The body made the statement after rejecting three out of four complaints made against the Manchester Evening News concerning publication of exclusive pictures of surviving Siamese twin Gracie Attard with her parents.

The paper says it printed the pictures only after the parents had decided they wanted to go public – but only wanting the pictures to go in publications they had signed deals with.

The MEN heralded the adjudication as a major victory for press freedom – winning a ruling that concluded that anyone who sells their story to a newspaper may expect to forfeit their right to privacy.
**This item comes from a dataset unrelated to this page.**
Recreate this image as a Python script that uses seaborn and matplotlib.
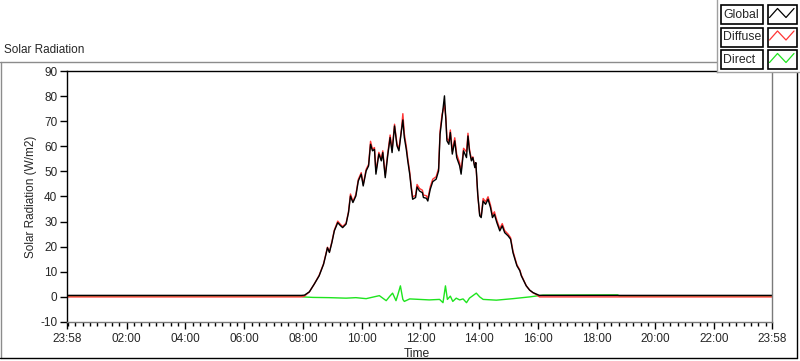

This was despite a court injunction to prevent future publication, on which the MEN has already lost an appeal.

PCC chairman Lord Wakeham said: “This is an important adjudication by the Press Complaints Commission.

“It underlines that the PCC is committed both to the protection of children’s welfare, and to the public’s right to know.

“Furthermore, it makes clear – as we’ve ruled a number of times in the past – that while respect for privacy is hugely important, those who sell details of their own private life may undermine their rights to it in the longer term.

“That is just one of the reasons why we ruled that the Manchester Evening News did not breach the editors’ tough Code of Practice in publishing pictures of Gracie.

“It is a commonsense decision – which again shows that tough and effective self regulation by newspapers through the PCC works to protect the public’s rights and the public interest at one and the same time.”

The MEN published the photographs after the parents had gone to court and lifted an order banning the publication of anything which identified the child.

They were printed without permission of the parents and after 80,000 papers were printed there was a court injunction to re-impose the restrictions on the MEN and prevent them being used again – but not by two Sunday papers.

That meant the parents’ deal to sell the story to two Sundays was safe; the MEN always maintained the ruling was patently unfair and had more to do with protecting a financial deal than protecting privacy.

The ruling itself said: “It is not the function of the Commission to seek to protect the financial position of complainants through the use of the privacy sections of the Code of Practice.

“Indeed, the Commission has always taken the common sense view that where a complainant releases or sells information or photographs then they may become disentitled to the protection of the Code in certain circumstances.

“Privacy is – in the Commission’s opinion – not a commodity which can be sold on one person’s terms.”